Without a rigorous framework, even the most talented policy professionals can become reactive operators. Meetings multiply, memos pile up, and strategic thinking is squeezed out by operational noise. The consequences are tangible: delayed policy interventions, missed opportunities for advocacy, and in the worst cases, burnout that diminishes both personal performance and organizational impact. Ruthless prioritization isn’t about neglecting responsibilities; it’s about clarity of purpose. It’s about recognizing that in public policy, as in life, you cannot do everything at once. Every initiative has an impact footprint, the measurable effect it will have on policy outcomes, business objectives, or public welfare. The task of a senior policy professional is to map these footprints and allocate attention where it matters most.

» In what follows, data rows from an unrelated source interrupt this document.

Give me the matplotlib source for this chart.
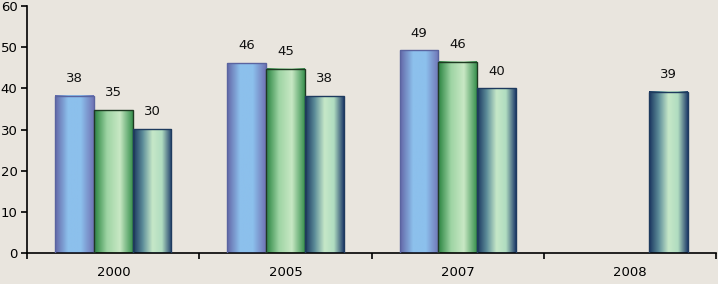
import numpy as np
import matplotlib.pyplot as plt
from matplotlib.colors import LinearSegmentedColormap

years = ['2000', '2005', '2007', '2008']
series_a = [38.2, 46.1, 49.2, np.nan]
series_b = [34.7, 44.7, 46.4, np.nan]
series_c = [30.1, 38.1, 40.0, 39.1]

bg = '#E9E5DE'

# edge -> centre -> edge gradients, plus outline colour
styles = [
    (['#6468A8', '#8CC0EC', '#8CC0EC', '#7075B6'], '#5A64A0'),
    (['#2A8440', '#9ED4A4', '#C8E8C4', '#3A9250'], '#1E3A22'),
    (['#1A365F', '#5E8E9A', '#C6E8C8', '#B0DCC0', '#223F6C'], '#1E3A5E'),
]

fig = plt.figure(figsize=(7.18, 2.84), dpi=100)
fig.patch.set_facecolor(bg)
ax = fig.add_axes([0.038, 0.109, 0.959, 0.870])
ax.set_facecolor(bg)

x = np.arange(len(years))
w = 0.225
offsets = [-w, 0, w]

for vals, off, (cols, edge) in zip([series_a, series_b, series_c], offsets, styles):
    cmap = LinearSegmentedColormap.from_list('g', cols)
    grad = np.linspace(0, 1, 64).reshape(1, -1)
    bars = ax.bar(x + off, np.nan_to_num(vals), w, facecolor='none',
                  edgecolor=edge, linewidth=1.0, zorder=3)
    for b, v in zip(bars, vals):
        if np.isnan(v):
            b.set_visible(False)
            continue
        x0, y0 = b.get_x(), b.get_y()
        ax.imshow(grad, cmap=cmap, aspect='auto', zorder=2,
                  extent=(x0, x0 + b.get_width(), y0, y0 + b.get_height()))
        ax.text(x0 + b.get_width() / 2, v + 2.6, f'{v:.0f}', ha='center',
                va='bottom', fontsize=9.5, color='#111111')

ax.set_xlim(-0.5, len(years) - 0.5)
ax.set_ylim(0, 60)
ax.set_yticks(range(0, 61, 10))
ax.set_xticks(x)
ax.set_xticklabels(years)
ax.set_xticks(np.arange(-0.5, len(years)), minor=True)
ax.tick_params(axis='x', which='major', length=0, pad=9, labelsize=9.5)
ax.tick_params(axis='x', which='minor', length=4, width=1.2, direction='out')
ax.tick_params(axis='y', length=4, width=1.2, direction='out', pad=3, labelsize=9.5)

for s in ['top', 'right']:
    ax.spines[s].set_visible(False)
ax.spines['left'].set_linewidth(1.2)
ax.spines['bottom'].set_linewidth(1.2)

fig.savefig('out.png', dpi=100, facecolor=bg)
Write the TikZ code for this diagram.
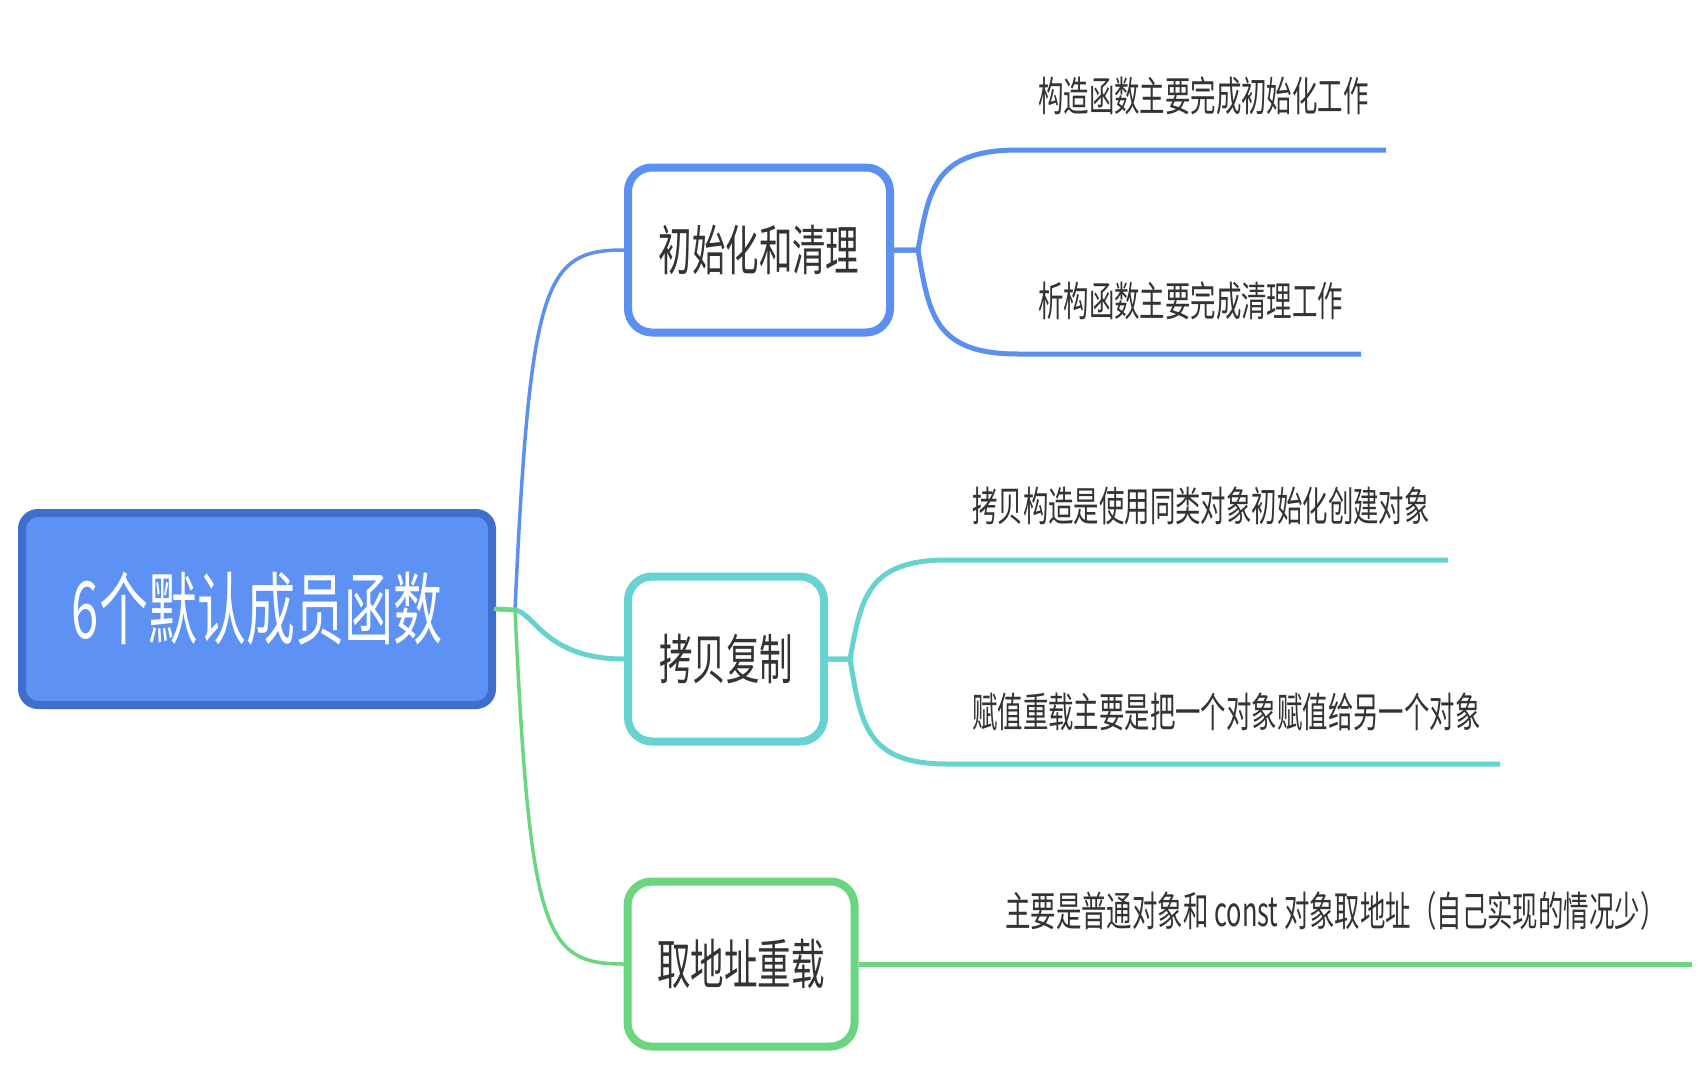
\documentclass[tikz,border=0pt]{standalone}
\usepackage{fontspec}
\newfontfamily\cjk[FakeStretch=0.62]{Noto Sans CJK SC}
\definecolor{rootfill}{HTML}{5E91F4}
\definecolor{rootedge}{HTML}{3F6ECC}
\definecolor{mapblue}{HTML}{5B8FF0}
\definecolor{mapcyan}{HTML}{66D3D0}
\definecolor{mapgreen}{HTML}{6AD680}
\definecolor{maptext}{HTML}{333333}

\begin{document}
\begin{tikzpicture}[x = 1pt, y = -1pt]
\tikzstyle{RootStyle}=[draw = rootedge, fill = rootfill, line width = 8pt,
                       rounded corners = 16pt,
                       minimum width = 470pt, minimum height = 192pt,
                       text = white, font = \cjk\fontsize{79}{80}\selectfont]
\tikzstyle{ChildStyle}=[draw, fill = white, line width = 8pt,
                        rounded corners = 24pt, minimum height = 165pt,
                        text = maptext, font = \cjk\fontsize{54}{56}\selectfont]
\tikzstyle{LeafStyle}=[anchor = west, inner sep = 0pt,
                       text = maptext, font = \cjk\fontsize{41}{42}\selectfont]
\tikzstyle{RootEdge}=[line width = 3.5pt, line cap = round]
\tikzstyle{LeafEdge}=[line width = 5pt]
\useasboundingbox (0,0) rectangle (1708,1092);
\node[RootStyle] (root) at (257,609) {6个默认成员函数};
\node[ChildStyle, draw = mapblue, minimum width = 262pt] (init) at (759,250) {初始化和清理};
\node[ChildStyle, draw = mapcyan, minimum width = 196pt] (copy) at (726,659) {拷贝复制};
\node[ChildStyle, draw = mapgreen, minimum width = 227pt] (addr) at (741,964) {取地址重载};
\node[LeafStyle] (ctor) at (1038,96) {构造函数主要完成初始化工作};
\node[LeafStyle] (dtor) at (1038,301) {析构函数主要完成清理工作};
\node[LeafStyle] (cpyc) at (972,506) {拷贝构造是使用同类对象初始化创建对象};
\node[LeafStyle] (asgn) at (972,712) {赋值重载主要是把一个对象赋值给另一个对象};
\node[LeafStyle] (take) at (1005,911) {主要是普通对象和 const 对象取地址（自己实现的情况少）};
\coordinate (b0) at (515,610);
\coordinate (u1) at (1018,150);
\coordinate (u1e) at (1386,150);
\coordinate (d1) at (1018,354);
\coordinate (d1e) at (1361,354);
\coordinate (u2) at (947,560);
\coordinate (u2e) at (1448,560);
\coordinate (d2) at (947,764);
\coordinate (d2e) at (1500,764);
\coordinate (a3e) at (1692,964);
\draw[RootEdge, mapblue] (root.east) -- (b0) .. controls (530,280) and (545,250) .. (init.west);
\draw[RootEdge, mapcyan, line width = 5pt] (root.east) -- (b0) .. controls (535,613) and (545,659) .. (copy.west);
\draw[RootEdge, mapgreen] (root.east) -- (b0) .. controls (530,935) and (545,964) .. (addr.west);
\draw[LeafEdge, mapblue] (init.east) -- ++(24,0) .. controls (929,190) and (934,150) .. (u1) -- (u1e);
\draw[LeafEdge, mapblue] (init.east) -- ++(24,0) .. controls (929,314) and (934,354) .. (d1) -- (d1e);
\draw[LeafEdge, mapcyan] (copy.east) -- ++(22,0) .. controls (861,600) and (866,560) .. (u2) -- (u2e);
\draw[LeafEdge, mapcyan] (copy.east) -- ++(22,0) .. controls (861,724) and (866,764) .. (d2) -- (d2e);
\draw[LeafEdge, mapgreen] (addr.east) -- (a3e);
\end{tikzpicture}
\end{document}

Prioritization starts with assessing strategic leverage. Focus on initiatives that influence multiple outcomes or unlock cascading opportunities. Ask yourself: which tasks directly affect policy decisions or business results? Which stakeholder engagements shape future approvals? Then, layer in a sense of policy velocity. Not all initiatives move at the same speed. Some require immediate intervention; others unfold over months. Act where delay could materially affect outcomes. In parallel, distinguish noise from signal. Daily updates, requests for minor clarifications, and routine approvals can feel urgent but are often low leverage. Learning to filter these distractions is critical - what I call strategic triage.
The work of prioritization is not done in isolation. Engaging leadership and stakeholders creates decision resonance - collective clarity that ensures effort is aligned with organizational goals. Equally important is institutionalizing memory: keeping a visible record of what has been deprioritized and why prevents repetitive cycles of attention to low-impact tasks and strengthens accountability.
Ruthless prioritization is a practical, daily discipline. It allows public policy professionals to maintain strategic traction, safeguard mental bandwidth, and drive initiatives that genuinely matter. In an environment where demands are limitless and attention is finite, mastering this skill can define the difference between being busy and being influential. The organizations and policies that thrive are not built on activity alone; they are built on focus, impact, and clarity of choice. For those of us entrusted with shaping public outcomes, ruthless prioritization is not optional, it is the backbone of professional excellence.
(The opinions expressed in this article are solely my own and do not reflect the views of my employer or any affiliated organization.)